Palombo’s marriage survived his time in prison. When he left Barclays, he and his wife had moved to America, where he was teaching at a university in California, but when he was convicted in the UK, his wife moved back to England to be close to him. She was pregnant with their daughter, who was born while he was in prison. Palombo only saw his daughter in Wandsworth two or three times before COVID and then the prison was locked down. His traumatised wife was left to raise the baby alone. “There was no support whatsoever during COVID and she was stuck at home with this little thing.”
Palombo has always maintained that he did nothing wrong: “The stuff I was put in prison for was done by absolutely everyone in my area of the bank as normal business practice.” He suggests this is why no one from Barclays has ever been in touch.
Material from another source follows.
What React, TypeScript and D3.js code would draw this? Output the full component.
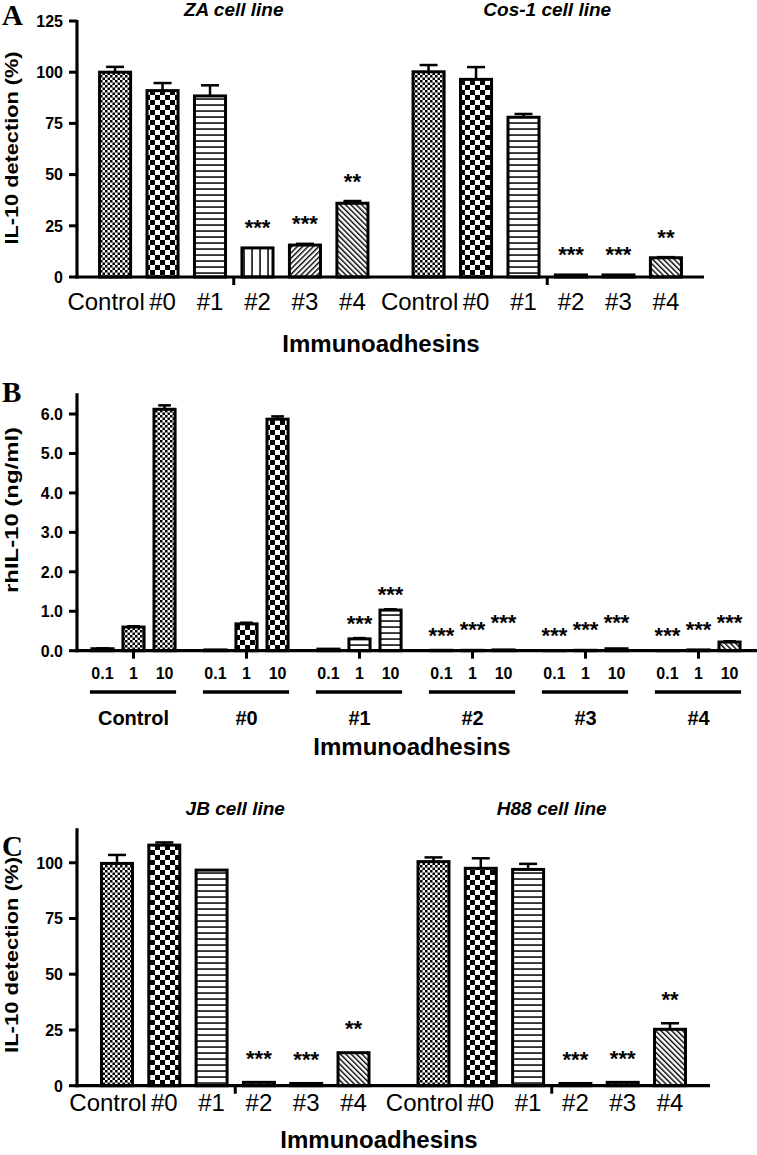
import React from 'react';
import * as d3 from 'd3';

// ---------- DATA ----------
const seriesLabels = ['Control', '#0', '#1', '#2', '#3', '#4'];
const starLabels = ['', '', '', '***', '***', '**'];

const panelAGroups = ['ZA cell line', 'Cos-1 cell line'];
const panelAZAValues = [100, 91, 88.4, 14.2, 15.6, 36];
const panelAZAErrors = [2.6, 3.7, 5.2, 0, 0.6, 1.1];
const panelACosValues = [100.2, 96.5, 78, 1, 1, 9.4];
const panelACosErrors = [3.3, 6, 1.6, 0, 0, 0.3];
const panelATicks = [0, 25, 50, 75, 100, 125];

const panelCGroups = ['JB cell line', 'H88 cell line'];
const panelCJBValues = [99.7, 107.9, 96.7, 1.5, 1, 14.8];
const panelCJBErrors = [3.8, 1.2, 0, 0, 0, 0];
const panelCH88Values = [100.5, 97.5, 97, 1, 1.5, 25.3];
const panelCH88Errors = [1.9, 4.5, 2.5, 0, 0, 2.7];
const panelCTicks = [0, 25, 50, 75, 100];

const panelBDoses = ['0.1', '1', '10'];
const panelBControl = [0.05, 0.6, 6.12];
const panelB0 = [0.02, 0.68, 5.87];
const panelB1 = [0.04, 0.3, 1.03];
const panelB2 = [0.01, 0.01, 0.02];
const panelB3 = [0.0, 0.01, 0.05];
const panelB4 = [0.0, 0.02, 0.22];
const panelBErrControl = [0.01, 0.02, 0.1];
const panelBErr0 = [0, 0.03, 0.07];
const panelBErr1 = [0, 0.02, 0.02];
const panelBErr2 = [0, 0, 0];
const panelBErr3 = [0, 0, 0];
const panelBErr4 = [0, 0, 0.02];
const panelBStars = [
  ['', '', ''],
  ['', '', ''],
  ['', '***', '***'],
  ['***', '***', '***'],
  ['***', '***', '***'],
  ['***', '***', '***'],
];
const panelBTicks = [0, 1, 2, 3, 4, 5, 6];

// ---------- STYLE ----------
const SANS = "'Liberation Sans', Arial, Helvetica, sans-serif";
const SERIF = "'Liberation Serif', 'Times New Roman', serif";
const patternIds = ['pCheckFine', 'pCheckCoarse', 'pHLines', 'pVLines', 'pDiagUp', 'pDiagDown'];

function Patterns() {
  return (
    <defs>
      <pattern id="pCheckFine" patternUnits="userSpaceOnUse" width={5} height={5}>
        <rect width={5} height={5} fill="#fff" />
        <rect width={2.5} height={2.5} fill="#000" />
        <rect x={2.5} y={2.5} width={2.5} height={2.5} fill="#000" />
      </pattern>
      <pattern id="pCheckCoarse" patternUnits="userSpaceOnUse" width={10} height={10}>
        <rect width={10} height={10} fill="#fff" />
        <rect width={5} height={5} fill="#000" />
        <rect x={5} y={5} width={5} height={5} fill="#000" />
      </pattern>
      <pattern id="pHLines" patternUnits="userSpaceOnUse" width={6} height={6}>
        <rect width={6} height={6} fill="#fff" />
        <rect y={2.3} width={6} height={1.5} fill="#000" />
      </pattern>
      <pattern id="pVLines" patternUnits="userSpaceOnUse" width={8} height={8}>
        <rect width={8} height={8} fill="#fff" />
        <rect x={3.3} width={1.5} height={8} fill="#000" />
      </pattern>
      <pattern id="pDiagUp" patternUnits="userSpaceOnUse" width={3.8} height={8} patternTransform="rotate(45)">
        <rect width={3.8} height={8} fill="#fff" />
        <rect width={1.4} height={8} fill="#000" />
      </pattern>
      <pattern id="pDiagDown" patternUnits="userSpaceOnUse" width={3.8} height={8} patternTransform="rotate(-45)">
        <rect width={3.8} height={8} fill="#fff" />
        <rect width={1.4} height={8} fill="#000" />
      </pattern>
    </defs>
  );
}

function Bar({ x, w, y, v, e, fill }: any) {
  const top = y(v);
  const base = y(0);
  const capW = Math.min(18, w * 0.6);
  const cx = x + w / 2;
  return (
    <g>
      {e > 0 && (
        <g stroke="#000" strokeWidth={2.5}>
          <line x1={cx} x2={cx} y1={top} y2={y(v + e)} />
          <line x1={cx - capW / 2} x2={cx + capW / 2} y1={y(v + e)} y2={y(v + e)} />
        </g>
      )}
      <rect x={x} y={top} width={w} height={Math.max(0.01, base - top)} fill={fill} stroke="#000" strokeWidth={3} />
    </g>
  );
}

function YAxis({ y, ticks, fmt, x0, top, title, titleCenter, titleLength }: any) {
  return (
    <g>
      <line x1={x0} x2={x0} y1={top - 1} y2={y(0) + 1.5} stroke="#000" strokeWidth={3.2} />
      {ticks.map((t: number) => (
        <g key={t}>
          <line x1={x0 - 8} x2={x0} y1={y(t)} y2={y(t)} stroke="#000" strokeWidth={3} />
          <text x={x0 - 14} y={y(t) + 5.8} textAnchor="end" fontFamily={SANS} fontWeight="bold" fontSize={16}>
            {fmt(t)}
          </text>
        </g>
      ))}
      <text
        transform={`translate(18,${titleCenter}) rotate(-90)`}
        textAnchor="middle"
        fontFamily={SANS}
        fontWeight="bold"
        fontSize={18}
        textLength={titleLength}
        lengthAdjust="spacingAndGlyphs"
      >
        {title}
      </text>
    </g>
  );
}

function GroupedPanel(props: any) {
  const { letter, letterBaseline, groups, values, errors, yTicks, yDomain, yRange, xRange, padInner, padOuter,
    labelBaseline, titleBaseline, titleCenterX, groupTitleBaseline, yTitleCenter, yTitleLength, starGap } = props;
  const y = d3.scaleLinear().domain(yDomain).range(yRange);
  const x0 = d3.scaleBand<string>().domain(groups).range(xRange).padding(0);
  const x1 = d3.scaleBand<string>().domain(seriesLabels).range([0, x0.bandwidth()]).paddingInner(padInner).paddingOuter(padOuter);
  const w = x1.bandwidth();
  return (
    <g>
      <text x={2} y={letterBaseline} fontFamily={SERIF} fontWeight="bold" fontSize={29}>{letter}</text>
      <YAxis y={y} ticks={yTicks} fmt={(t: number) => String(t)} x0={xRange[0]} top={y(yDomain[1])}
        title="IL-10 detection (%)" titleCenter={yTitleCenter} titleLength={yTitleLength} />
      {groups.map((g: string, gi: number) => {
        const gx = x0(g)!;
        return (
          <g key={g}>
            <text x={gx + x0.bandwidth() / 2} y={groupTitleBaseline} textAnchor="middle" fontFamily={SANS}
              fontWeight="bold" fontStyle="italic" fontSize={19}>{g}</text>
            {seriesLabels.map((s, si) => {
              const bx = gx + x1(s)!;
              const v = values[gi][si];
              const e = errors[gi][si];
              return (
                <g key={s}>
                  <Bar x={bx} w={w} y={y} v={v} e={e} fill={`url(#${patternIds[si]})`} />
                  {starLabels[si] && (
                    <text x={bx + w / 2} y={y(v + e) - starGap + 12.5} textAnchor="middle" fontFamily={SANS}
                      fontWeight="bold" fontSize={22}>{starLabels[si]}</text>
                  )}
                  <text x={bx + w / 2 + (si === 0 ? -9 : 0)} y={labelBaseline} textAnchor="middle"
                    fontFamily={SANS} fontSize={24}>{s}</text>
                </g>
              );
            })}
            <line x1={gx + x0.bandwidth() / 2} x2={gx + x0.bandwidth() / 2} y1={y(0)} y2={y(0) + 8}
              stroke="#000" strokeWidth={3} />
          </g>
        );
      })}
      <line x1={xRange[0] - 1.5} x2={xRange[1]} y1={y(0)} y2={y(0)} stroke="#000" strokeWidth={3.2} />
      <text x={titleCenterX} y={titleBaseline} textAnchor="middle" fontFamily={SANS} fontWeight="bold" fontSize={24}>
        Immunoadhesins
      </text>
    </g>
  );
}

function PanelB() {
  const values = [panelBControl, panelB0, panelB1, panelB2, panelB3, panelB4];
  const errors = [panelBErrControl, panelBErr0, panelBErr1, panelBErr2, panelBErr3, panelBErr4];
  const y = d3.scaleLinear().domain([0, 6.5]).range([650.7, 394.3]);
  const x0 = d3.scaleBand<string>().domain(seriesLabels).range([77, 755]).padding(0);
  const x1 = d3.scaleBand<string>().domain(panelBDoses).range([0, x0.bandwidth()]).paddingInner(0.32).paddingOuter(0.48);
  const w = x1.bandwidth();
  return (
    <g>
      <text x={2} y={402} fontFamily={SERIF} fontWeight="bold" fontSize={29}>B</text>
      <YAxis y={y} ticks={panelBTicks} fmt={d3.format('.1f')} x0={77} top={y(6.5)}
        title="rhIL-10 (ng/ml)" titleCenter={510} titleLength={166} />
      {seriesLabels.map((g, gi) => {
        const gx = x0(g)!;
        const cx = gx + x0.bandwidth() / 2;
        const first = gx + x1(panelBDoses[0])!;
        const last = gx + x1(panelBDoses[2])! + w;
        return (
          <g key={g}>
            {panelBDoses.map((d, di) => {
              const bx = gx + x1(d)!;
              const v = values[gi][di];
              const e = errors[gi][di];
              const star = panelBStars[gi][di];
              const sy = Math.min(y(v + e) - 20, y(0) - 19 - di * 7);
              return (
                <g key={d}>
                  <Bar x={bx} w={w} y={y} v={v} e={e} fill={`url(#${patternIds[gi]})`} />
                  {star && (
                    <text x={bx + w / 2} y={sy + 12.5} textAnchor="middle" fontFamily={SANS} fontWeight="bold"
                      fontSize={22}>{star}</text>
                  )}
                  <text x={bx + w / 2} y={679} textAnchor="middle" fontFamily={SANS} fontWeight="bold"
                    fontSize={16}>{d}</text>
                </g>
              );
            })}
            <line x1={cx} x2={cx} y1={y(0)} y2={y(0) + 8} stroke="#000" strokeWidth={3} />
            <line x1={first - 2} x2={last + 1} y1={692} y2={692} stroke="#000" strokeWidth={3.5} />
            <text x={cx} y={725} textAnchor="middle" fontFamily={SANS} fontWeight="bold" fontSize={20}>{g}</text>
          </g>
        );
      })}
      <line x1={75.5} x2={757} y1={y(0)} y2={y(0)} stroke="#000" strokeWidth={3.2} />
      <text x={412} y={755} textAnchor="middle" fontFamily={SANS} fontWeight="bold" fontSize={24}>
        Immunoadhesins
      </text>
    </g>
  );
}

export default function App() {
  return (
    <svg width={757} height={1155} viewBox="0 0 757 1155"
      style={{ position: 'absolute', left: 0, top: 0, display: 'block', background: '#fff' }}>
      <Patterns />
      <rect width={757} height={1155} fill="#fff" />
      <GroupedPanel
        letter="A" letterBaseline={25}
        groups={panelAGroups}
        values={[panelAZAValues, panelACosValues]}
        errors={[panelAZAErrors, panelACosErrors]}
        yTicks={panelATicks} yDomain={[0, 125]} yRange={[277, 21]}
        xRange={[77, 704]} padInner={0.346} padOuter={0.475}
        labelBaseline={310} titleBaseline={352} titleCenterX={381} groupTitleBaseline={16}
        yTitleCenter={148} yTitleLength={193} starGap={25}
      />
      <PanelB />
      <GroupedPanel
        letter="C" letterBaseline={856}
        groups={panelCGroups}
        values={[panelCJBValues, panelCH88Values]}
        errors={[panelCJBErrors, panelCH88Errors]}
        yTicks={panelCTicks} yDomain={[0, 115]} yRange={[1085.7, 829.3]}
        xRange={[77, 710]} padInner={0.345} padOuter={0.518}
        labelBaseline={1111} titleBaseline={1148} titleCenterX={379} groupTitleBaseline={815}
        yTitleCenter={955} yTitleLength={196} starGap={29}
      />
    </svg>
  );
}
Not when he was fired, not when he was arrested, not when he was imprisoned, and not when he was finally pardoned last month. “I had some good friends there but they were all really scared,” he says. “When I was found guilty of fraud, it meant that everyone in my team and in the neighbouring teams was guilty of the same thing…It’s one of the things I learned from this experience: when people are scared, they are prepared to do anything to others in other to save themselves.”
Palombo advises other young traders to watch their backs. “I never did anything dodgy,” he tells us. “I was always super clean. Yet, a bank can always do what Barclays did to me – to find an alleged irregularity or potentially/morally-inappropriate business practice many years after the facts and then claim that you should have told your bosses that they were asking you to do something inappropriate.”
Avoiding this kind of risk is almost impossible, admits Palombo. Junior traders who are asked to do potentially inappropriate things as part of their job descriptions effectively need to consider that in 20 years time they might be held responsible for not convincing their bosses to act differently.
If anything, Palombo says it probably makes sense to just do things without any questions. ““I complained a lot at work and I believe this made me a target. The more sensible advice is maybe just to play the game, keep your head down, don’t complain, don’t report your bosses, obey. Those people were all promoted, and of course none were charged in relation to the Libor/Euribor cases. Barclays protected them.”
Since coming out of prison in 2022, Palombo has devoted his time to overturning his conviction. Now that he’s succeeded, he’s free to do what he likes. That’s not as easy as it seems. “My wife and our families have been supporting me. I now have to decide what to do with my life,” he tells us.
There may be compensation, but that’s not certain. One thing that is for sure is that Palombo won’t have to pay the £750k bill he faced for the British government’s legal expenses when he was convicted. He had no money, so they gave him 12 years to find it. “I would have had to sell my home.”
Barclays declined to comment for this article.